* _Stated problem_
Omit all pictures and transcribe only the lines in the entries below that run from the line with "Clone this chart in Plotly." through the line with "import plotly.graph_objects as go".
::: Given records
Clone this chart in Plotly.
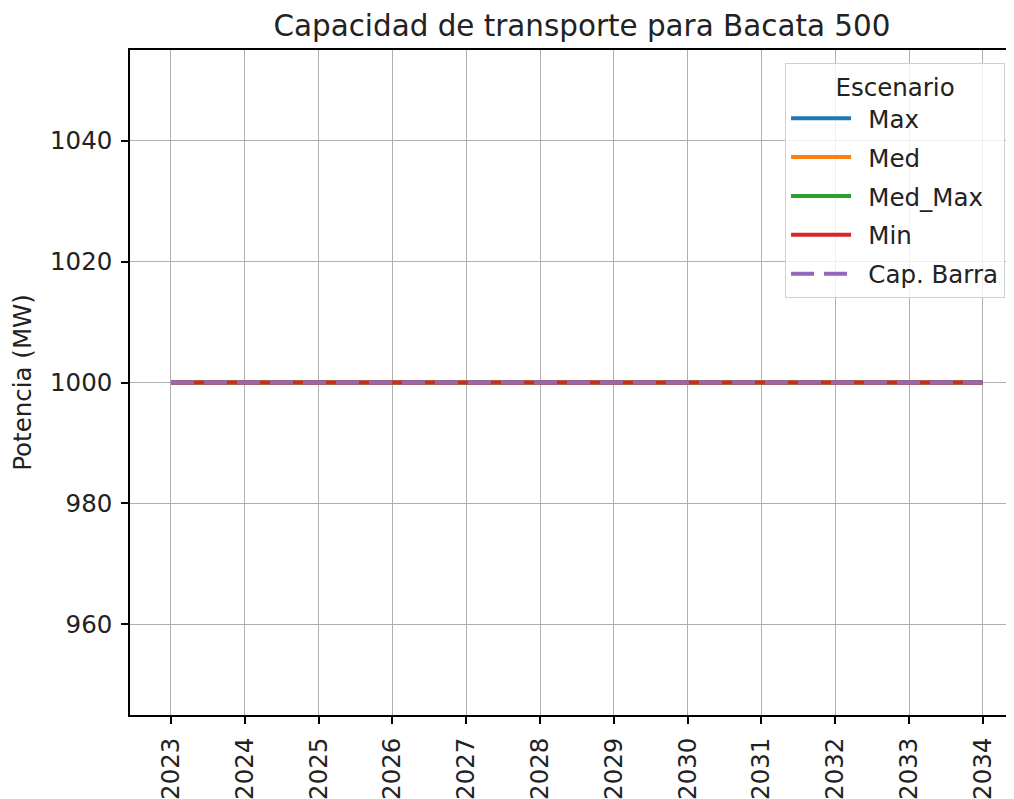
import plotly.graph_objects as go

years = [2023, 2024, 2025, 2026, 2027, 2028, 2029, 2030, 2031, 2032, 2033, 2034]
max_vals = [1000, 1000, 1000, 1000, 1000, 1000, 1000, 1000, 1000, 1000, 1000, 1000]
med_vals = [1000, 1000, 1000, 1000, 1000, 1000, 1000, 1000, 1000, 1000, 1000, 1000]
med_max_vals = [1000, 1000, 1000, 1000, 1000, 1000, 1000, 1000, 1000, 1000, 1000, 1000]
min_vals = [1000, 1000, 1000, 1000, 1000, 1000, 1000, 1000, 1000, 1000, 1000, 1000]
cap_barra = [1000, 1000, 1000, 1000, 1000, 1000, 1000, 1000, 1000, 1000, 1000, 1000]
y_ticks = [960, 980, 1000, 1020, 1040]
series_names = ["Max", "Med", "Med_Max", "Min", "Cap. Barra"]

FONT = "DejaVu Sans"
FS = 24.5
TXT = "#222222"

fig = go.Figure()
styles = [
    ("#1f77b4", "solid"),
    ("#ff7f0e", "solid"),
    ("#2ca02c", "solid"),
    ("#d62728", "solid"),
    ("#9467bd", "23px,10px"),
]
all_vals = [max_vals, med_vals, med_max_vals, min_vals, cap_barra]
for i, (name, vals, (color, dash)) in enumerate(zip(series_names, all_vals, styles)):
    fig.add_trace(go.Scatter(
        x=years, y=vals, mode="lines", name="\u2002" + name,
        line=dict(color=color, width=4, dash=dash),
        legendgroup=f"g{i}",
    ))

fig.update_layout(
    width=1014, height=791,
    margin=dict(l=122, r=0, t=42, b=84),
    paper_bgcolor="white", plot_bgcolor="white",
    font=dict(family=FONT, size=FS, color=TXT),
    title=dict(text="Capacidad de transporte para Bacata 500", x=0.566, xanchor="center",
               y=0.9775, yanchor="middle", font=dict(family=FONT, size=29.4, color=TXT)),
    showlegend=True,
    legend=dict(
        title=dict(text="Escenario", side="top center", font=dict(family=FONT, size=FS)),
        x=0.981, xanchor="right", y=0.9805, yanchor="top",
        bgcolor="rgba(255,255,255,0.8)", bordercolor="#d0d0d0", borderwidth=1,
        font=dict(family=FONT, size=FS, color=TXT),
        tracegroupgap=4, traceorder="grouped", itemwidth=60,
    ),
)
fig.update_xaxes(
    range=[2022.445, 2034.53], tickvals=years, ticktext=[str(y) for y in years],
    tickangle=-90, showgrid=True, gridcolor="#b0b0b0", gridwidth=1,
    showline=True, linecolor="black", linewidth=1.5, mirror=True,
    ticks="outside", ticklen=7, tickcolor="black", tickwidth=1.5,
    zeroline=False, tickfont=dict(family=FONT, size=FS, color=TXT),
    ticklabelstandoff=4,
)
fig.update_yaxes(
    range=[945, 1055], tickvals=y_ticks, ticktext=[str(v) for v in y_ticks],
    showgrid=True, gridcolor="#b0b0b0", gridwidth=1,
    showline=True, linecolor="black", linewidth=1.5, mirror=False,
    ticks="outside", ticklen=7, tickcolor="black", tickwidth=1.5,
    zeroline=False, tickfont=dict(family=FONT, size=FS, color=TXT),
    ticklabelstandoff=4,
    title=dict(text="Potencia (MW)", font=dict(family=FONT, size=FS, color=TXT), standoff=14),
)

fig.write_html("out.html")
::::::
::: Given records
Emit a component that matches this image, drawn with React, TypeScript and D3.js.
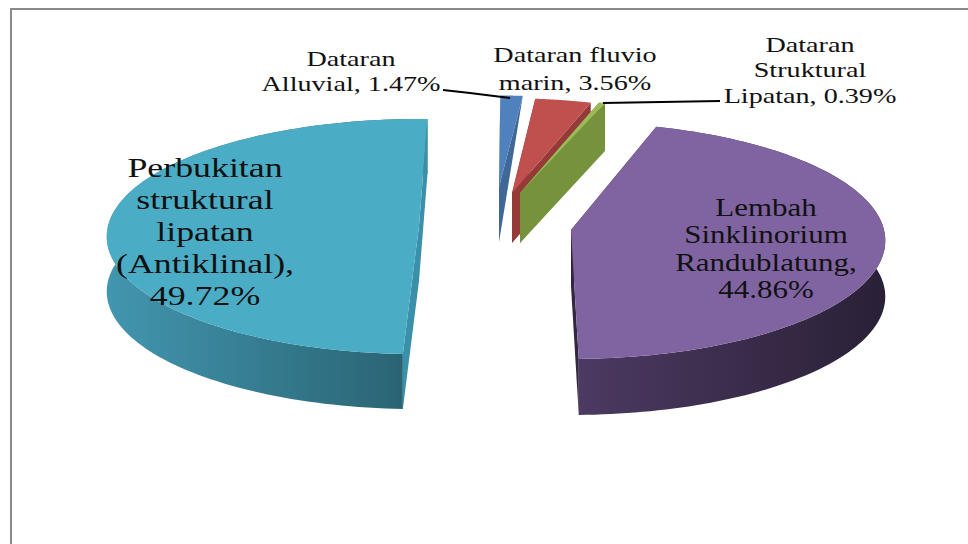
::::::
* _Answer in full_
Clone this chart in Plotly.
import plotly.graph_objects as go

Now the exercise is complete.